— Charts and diagrams as code —
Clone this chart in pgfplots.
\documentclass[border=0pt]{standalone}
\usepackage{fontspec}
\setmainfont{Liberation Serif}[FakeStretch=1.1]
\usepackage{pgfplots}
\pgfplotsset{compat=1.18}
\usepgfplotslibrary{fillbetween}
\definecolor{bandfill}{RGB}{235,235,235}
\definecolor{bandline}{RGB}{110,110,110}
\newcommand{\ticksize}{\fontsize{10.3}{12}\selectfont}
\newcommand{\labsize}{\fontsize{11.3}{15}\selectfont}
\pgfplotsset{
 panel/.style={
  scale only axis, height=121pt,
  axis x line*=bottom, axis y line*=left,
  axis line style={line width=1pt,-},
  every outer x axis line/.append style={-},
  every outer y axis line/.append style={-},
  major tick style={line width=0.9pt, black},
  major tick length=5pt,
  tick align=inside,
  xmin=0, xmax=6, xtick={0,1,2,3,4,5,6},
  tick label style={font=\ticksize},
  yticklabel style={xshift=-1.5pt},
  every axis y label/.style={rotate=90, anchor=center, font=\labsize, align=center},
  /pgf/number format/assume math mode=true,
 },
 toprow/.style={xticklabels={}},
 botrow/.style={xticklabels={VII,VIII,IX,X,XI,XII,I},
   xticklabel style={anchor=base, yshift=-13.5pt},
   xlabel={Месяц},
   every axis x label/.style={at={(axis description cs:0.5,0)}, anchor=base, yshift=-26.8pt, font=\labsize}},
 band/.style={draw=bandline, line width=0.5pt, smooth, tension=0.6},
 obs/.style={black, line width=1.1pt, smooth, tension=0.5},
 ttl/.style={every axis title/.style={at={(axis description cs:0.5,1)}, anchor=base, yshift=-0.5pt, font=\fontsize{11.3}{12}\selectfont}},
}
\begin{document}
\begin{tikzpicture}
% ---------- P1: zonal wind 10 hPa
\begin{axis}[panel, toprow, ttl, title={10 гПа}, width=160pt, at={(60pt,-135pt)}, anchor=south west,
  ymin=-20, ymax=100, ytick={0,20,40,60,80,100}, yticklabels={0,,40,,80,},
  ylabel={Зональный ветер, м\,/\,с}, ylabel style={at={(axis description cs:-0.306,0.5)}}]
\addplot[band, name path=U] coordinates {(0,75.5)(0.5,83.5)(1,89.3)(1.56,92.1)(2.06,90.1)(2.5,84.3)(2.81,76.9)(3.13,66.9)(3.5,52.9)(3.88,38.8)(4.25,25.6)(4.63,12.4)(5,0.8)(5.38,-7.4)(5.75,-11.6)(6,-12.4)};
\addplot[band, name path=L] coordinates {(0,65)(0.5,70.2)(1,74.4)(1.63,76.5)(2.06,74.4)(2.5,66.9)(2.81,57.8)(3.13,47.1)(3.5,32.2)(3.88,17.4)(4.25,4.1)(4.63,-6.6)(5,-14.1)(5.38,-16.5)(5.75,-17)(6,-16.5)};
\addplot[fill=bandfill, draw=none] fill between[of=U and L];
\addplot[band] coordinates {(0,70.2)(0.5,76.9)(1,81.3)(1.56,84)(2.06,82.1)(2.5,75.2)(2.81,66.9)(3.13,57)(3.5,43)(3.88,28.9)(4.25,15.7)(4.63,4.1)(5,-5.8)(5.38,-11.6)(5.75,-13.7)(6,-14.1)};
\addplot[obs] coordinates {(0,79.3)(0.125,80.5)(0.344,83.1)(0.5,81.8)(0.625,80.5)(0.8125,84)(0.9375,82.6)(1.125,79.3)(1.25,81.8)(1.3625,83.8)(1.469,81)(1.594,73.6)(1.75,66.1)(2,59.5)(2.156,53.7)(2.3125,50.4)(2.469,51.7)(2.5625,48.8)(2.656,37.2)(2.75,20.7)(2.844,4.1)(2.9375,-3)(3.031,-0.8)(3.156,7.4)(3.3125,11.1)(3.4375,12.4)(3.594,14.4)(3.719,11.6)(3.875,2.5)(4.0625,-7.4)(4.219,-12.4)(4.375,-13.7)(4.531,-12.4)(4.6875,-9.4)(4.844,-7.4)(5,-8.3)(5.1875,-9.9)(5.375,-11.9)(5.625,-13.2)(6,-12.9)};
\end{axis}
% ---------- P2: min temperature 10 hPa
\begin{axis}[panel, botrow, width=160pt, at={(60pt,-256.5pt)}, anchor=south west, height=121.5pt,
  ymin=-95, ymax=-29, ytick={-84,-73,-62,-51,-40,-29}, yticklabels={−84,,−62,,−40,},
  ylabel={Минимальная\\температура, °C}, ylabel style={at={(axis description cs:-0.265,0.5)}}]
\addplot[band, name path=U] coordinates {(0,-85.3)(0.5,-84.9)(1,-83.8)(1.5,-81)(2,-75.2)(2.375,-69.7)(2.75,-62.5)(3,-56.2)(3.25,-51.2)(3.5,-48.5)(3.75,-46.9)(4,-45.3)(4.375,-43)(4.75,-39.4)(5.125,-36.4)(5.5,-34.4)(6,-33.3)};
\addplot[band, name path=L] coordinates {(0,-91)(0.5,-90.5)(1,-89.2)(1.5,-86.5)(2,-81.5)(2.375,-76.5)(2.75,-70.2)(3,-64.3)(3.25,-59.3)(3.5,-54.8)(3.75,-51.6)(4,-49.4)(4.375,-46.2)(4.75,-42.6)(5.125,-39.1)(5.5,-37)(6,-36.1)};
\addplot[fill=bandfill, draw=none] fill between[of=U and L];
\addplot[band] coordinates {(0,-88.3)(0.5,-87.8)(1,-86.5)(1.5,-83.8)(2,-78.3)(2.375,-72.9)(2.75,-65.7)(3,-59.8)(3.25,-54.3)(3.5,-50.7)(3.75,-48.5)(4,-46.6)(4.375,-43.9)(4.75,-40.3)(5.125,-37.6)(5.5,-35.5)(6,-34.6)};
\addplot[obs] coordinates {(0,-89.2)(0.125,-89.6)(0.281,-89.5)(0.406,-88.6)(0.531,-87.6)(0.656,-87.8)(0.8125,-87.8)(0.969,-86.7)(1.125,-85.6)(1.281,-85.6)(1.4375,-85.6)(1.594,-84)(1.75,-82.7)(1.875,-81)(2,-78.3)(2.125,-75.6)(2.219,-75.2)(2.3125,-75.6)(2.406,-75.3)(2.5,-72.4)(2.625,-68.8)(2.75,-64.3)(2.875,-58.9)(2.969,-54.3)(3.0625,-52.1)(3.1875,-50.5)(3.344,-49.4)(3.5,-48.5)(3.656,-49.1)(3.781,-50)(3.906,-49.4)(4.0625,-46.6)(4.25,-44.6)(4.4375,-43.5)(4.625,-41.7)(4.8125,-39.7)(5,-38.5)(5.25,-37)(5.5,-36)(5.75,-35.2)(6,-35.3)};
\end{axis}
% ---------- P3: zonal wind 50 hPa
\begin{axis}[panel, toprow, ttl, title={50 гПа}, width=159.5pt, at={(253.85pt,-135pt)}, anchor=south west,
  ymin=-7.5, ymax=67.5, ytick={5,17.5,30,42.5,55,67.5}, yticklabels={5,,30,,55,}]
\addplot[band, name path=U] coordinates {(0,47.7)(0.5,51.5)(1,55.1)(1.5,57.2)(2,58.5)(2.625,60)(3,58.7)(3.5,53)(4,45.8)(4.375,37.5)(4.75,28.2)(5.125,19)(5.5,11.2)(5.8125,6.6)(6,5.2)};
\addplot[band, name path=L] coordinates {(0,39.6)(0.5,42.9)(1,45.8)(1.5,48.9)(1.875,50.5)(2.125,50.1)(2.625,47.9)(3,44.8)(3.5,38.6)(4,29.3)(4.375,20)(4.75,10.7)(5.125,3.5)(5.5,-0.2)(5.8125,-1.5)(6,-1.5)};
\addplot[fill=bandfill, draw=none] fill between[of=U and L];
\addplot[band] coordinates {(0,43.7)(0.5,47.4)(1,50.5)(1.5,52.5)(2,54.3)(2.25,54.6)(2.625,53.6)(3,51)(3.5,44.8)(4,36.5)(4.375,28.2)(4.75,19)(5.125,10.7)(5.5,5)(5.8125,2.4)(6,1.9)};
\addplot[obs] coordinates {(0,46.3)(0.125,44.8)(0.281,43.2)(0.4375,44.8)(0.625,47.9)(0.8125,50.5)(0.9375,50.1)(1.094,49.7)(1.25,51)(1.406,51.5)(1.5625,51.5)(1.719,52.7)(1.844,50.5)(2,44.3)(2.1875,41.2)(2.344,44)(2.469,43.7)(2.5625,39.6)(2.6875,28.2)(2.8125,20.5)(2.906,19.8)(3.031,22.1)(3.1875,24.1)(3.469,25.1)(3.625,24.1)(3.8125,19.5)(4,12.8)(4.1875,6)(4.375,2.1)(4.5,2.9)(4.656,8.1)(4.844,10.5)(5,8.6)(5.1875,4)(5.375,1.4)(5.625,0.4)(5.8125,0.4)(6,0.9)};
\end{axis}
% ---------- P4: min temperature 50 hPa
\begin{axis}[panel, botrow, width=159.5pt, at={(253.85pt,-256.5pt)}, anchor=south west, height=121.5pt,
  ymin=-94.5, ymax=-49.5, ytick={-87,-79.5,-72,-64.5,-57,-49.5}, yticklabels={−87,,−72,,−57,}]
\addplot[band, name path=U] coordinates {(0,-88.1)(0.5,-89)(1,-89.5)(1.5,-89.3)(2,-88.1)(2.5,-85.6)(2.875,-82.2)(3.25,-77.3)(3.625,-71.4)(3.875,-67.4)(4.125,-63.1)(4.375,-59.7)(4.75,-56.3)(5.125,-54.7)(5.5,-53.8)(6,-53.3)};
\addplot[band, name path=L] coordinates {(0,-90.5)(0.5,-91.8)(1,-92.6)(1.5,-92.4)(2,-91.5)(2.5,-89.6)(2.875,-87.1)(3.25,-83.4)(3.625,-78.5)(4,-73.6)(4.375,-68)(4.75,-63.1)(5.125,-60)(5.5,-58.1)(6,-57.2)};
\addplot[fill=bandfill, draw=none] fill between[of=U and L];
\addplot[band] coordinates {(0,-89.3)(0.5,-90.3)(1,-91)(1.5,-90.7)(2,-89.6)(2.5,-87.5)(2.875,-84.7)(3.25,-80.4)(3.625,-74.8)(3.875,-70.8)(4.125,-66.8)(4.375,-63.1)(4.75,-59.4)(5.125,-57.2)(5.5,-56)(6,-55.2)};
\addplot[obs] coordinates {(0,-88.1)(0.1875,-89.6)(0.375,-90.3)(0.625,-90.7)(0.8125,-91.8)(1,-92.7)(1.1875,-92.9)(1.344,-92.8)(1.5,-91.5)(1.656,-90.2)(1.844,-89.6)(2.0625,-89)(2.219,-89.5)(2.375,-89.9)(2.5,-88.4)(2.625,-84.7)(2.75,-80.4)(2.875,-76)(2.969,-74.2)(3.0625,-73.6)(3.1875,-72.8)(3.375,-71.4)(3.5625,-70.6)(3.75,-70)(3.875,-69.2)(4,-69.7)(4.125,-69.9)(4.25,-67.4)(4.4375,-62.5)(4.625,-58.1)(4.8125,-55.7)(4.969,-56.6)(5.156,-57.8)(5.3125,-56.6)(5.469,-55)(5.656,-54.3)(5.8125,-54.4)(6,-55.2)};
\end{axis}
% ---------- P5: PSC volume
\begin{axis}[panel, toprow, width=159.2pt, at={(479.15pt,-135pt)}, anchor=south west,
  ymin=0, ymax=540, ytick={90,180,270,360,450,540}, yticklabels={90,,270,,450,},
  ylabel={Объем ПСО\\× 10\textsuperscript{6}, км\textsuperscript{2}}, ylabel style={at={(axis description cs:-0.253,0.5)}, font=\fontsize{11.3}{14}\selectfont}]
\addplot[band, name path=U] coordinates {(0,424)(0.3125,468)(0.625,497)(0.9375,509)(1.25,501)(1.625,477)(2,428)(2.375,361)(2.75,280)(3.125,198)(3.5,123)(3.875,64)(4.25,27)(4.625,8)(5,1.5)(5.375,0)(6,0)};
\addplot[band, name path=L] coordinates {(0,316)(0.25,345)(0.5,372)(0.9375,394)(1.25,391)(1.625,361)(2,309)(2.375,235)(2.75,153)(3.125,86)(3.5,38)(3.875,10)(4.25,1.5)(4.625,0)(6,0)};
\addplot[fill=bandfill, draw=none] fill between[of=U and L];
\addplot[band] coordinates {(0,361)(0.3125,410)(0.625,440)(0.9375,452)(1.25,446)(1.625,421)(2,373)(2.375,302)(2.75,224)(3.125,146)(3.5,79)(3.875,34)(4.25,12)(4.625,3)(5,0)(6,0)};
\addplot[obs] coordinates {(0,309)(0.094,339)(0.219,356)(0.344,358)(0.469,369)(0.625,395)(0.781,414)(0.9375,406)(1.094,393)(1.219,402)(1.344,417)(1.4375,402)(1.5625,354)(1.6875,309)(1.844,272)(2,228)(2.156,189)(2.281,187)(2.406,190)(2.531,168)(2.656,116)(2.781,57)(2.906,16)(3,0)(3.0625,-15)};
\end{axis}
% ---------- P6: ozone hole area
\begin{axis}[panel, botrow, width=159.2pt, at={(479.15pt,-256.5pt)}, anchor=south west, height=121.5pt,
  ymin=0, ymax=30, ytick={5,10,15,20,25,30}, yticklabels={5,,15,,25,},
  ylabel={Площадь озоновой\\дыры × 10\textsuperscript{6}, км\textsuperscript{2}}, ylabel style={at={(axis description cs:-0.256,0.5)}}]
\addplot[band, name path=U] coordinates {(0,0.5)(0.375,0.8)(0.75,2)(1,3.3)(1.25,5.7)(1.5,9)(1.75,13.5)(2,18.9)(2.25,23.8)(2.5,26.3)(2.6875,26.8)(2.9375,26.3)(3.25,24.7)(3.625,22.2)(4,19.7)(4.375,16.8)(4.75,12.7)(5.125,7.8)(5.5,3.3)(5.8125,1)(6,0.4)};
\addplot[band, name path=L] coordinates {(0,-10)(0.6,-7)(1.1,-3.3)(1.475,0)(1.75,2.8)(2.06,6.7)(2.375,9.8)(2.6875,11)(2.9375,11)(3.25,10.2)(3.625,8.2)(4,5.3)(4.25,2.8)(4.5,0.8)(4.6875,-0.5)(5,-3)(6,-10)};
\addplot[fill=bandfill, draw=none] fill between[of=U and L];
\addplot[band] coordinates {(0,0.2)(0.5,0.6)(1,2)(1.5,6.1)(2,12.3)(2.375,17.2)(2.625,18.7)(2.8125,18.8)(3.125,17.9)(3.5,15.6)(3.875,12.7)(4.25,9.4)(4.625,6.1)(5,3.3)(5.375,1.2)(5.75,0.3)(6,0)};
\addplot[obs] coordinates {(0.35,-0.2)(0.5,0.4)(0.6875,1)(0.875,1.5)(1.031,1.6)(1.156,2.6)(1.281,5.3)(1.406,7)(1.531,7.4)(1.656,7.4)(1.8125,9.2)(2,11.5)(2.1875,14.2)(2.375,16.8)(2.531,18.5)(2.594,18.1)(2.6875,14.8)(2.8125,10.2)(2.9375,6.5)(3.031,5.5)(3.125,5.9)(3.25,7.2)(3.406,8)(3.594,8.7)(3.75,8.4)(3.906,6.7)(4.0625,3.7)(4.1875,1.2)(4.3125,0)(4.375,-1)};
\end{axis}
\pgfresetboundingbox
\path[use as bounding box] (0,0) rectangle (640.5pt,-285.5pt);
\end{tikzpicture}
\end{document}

--

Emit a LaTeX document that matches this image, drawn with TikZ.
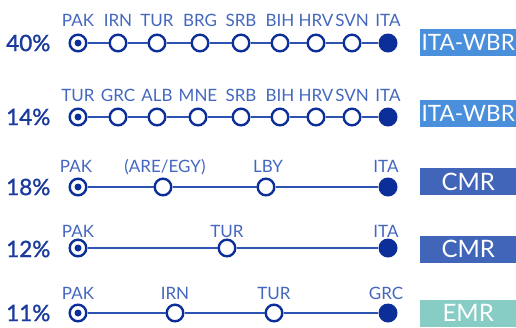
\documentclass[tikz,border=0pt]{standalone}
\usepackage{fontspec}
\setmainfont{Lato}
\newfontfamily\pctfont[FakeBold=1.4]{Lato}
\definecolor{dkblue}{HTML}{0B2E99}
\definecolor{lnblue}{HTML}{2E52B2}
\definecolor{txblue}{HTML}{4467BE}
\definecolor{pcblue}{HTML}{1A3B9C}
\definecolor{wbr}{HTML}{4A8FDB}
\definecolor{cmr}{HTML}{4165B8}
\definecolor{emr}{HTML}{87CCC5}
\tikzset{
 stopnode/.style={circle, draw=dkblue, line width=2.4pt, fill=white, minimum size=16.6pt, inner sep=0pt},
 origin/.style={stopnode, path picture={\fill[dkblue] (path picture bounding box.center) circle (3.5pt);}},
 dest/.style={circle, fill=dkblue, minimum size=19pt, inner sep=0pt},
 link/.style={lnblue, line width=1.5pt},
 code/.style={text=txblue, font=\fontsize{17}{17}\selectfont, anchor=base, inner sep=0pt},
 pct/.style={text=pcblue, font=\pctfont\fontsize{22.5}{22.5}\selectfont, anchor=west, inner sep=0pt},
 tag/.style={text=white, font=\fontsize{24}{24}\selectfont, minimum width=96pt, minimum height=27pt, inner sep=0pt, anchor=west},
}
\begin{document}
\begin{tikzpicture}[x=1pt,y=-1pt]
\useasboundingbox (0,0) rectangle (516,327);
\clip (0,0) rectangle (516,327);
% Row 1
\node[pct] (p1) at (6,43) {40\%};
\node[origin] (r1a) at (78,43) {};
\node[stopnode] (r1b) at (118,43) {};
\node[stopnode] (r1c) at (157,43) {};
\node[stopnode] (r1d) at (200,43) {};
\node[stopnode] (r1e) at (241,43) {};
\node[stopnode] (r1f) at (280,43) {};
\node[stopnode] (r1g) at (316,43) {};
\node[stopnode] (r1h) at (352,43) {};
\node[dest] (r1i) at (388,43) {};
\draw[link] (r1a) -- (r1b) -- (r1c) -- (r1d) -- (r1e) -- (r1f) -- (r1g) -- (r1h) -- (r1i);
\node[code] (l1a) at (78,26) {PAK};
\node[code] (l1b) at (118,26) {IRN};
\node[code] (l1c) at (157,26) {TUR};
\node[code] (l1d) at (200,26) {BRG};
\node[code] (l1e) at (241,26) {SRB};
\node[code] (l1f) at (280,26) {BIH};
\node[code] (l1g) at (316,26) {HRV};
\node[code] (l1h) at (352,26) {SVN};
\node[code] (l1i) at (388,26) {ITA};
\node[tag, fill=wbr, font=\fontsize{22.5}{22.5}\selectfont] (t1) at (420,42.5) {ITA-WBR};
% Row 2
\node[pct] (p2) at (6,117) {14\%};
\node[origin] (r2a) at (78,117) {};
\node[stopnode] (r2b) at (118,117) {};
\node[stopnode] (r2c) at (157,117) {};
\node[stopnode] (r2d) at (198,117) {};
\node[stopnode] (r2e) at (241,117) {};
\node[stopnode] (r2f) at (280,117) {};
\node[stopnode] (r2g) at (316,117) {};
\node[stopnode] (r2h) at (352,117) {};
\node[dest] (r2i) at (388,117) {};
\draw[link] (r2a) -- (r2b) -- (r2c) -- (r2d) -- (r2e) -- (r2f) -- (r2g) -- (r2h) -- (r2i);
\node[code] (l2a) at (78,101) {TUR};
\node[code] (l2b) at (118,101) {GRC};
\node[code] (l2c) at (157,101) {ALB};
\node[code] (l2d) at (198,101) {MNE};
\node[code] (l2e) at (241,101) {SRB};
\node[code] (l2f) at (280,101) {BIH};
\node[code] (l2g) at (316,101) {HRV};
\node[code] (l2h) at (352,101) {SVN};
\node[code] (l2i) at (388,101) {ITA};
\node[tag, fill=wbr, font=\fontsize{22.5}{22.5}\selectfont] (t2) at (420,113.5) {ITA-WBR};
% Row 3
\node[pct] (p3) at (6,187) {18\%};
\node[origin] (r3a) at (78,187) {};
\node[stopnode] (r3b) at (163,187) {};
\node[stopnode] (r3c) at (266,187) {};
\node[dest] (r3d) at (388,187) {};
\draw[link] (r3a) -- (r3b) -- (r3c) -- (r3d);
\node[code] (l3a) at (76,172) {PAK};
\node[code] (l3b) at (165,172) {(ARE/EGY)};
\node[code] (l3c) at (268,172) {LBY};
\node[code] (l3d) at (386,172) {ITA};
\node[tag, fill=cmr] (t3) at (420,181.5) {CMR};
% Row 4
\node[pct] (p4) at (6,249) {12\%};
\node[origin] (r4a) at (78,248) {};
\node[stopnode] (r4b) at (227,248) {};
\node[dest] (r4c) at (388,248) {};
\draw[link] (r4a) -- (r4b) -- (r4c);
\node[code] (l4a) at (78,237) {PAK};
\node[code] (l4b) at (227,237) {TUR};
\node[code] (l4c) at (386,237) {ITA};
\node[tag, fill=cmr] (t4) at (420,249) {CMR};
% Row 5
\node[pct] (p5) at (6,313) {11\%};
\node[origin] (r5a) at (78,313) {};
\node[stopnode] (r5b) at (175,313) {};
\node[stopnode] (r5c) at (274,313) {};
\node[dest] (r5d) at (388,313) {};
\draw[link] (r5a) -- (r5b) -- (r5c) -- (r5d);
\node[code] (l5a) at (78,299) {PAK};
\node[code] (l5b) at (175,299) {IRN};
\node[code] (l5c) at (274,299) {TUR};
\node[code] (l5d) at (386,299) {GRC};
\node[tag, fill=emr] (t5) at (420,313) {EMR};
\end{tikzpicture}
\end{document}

— GIVEN REQUEST —
Select and copy every line of the listing with the word "this".

— FULL RESPONSE —
Clone this chart in pgfplots.
Emit a LaTeX document that matches this image, drawn with TikZ.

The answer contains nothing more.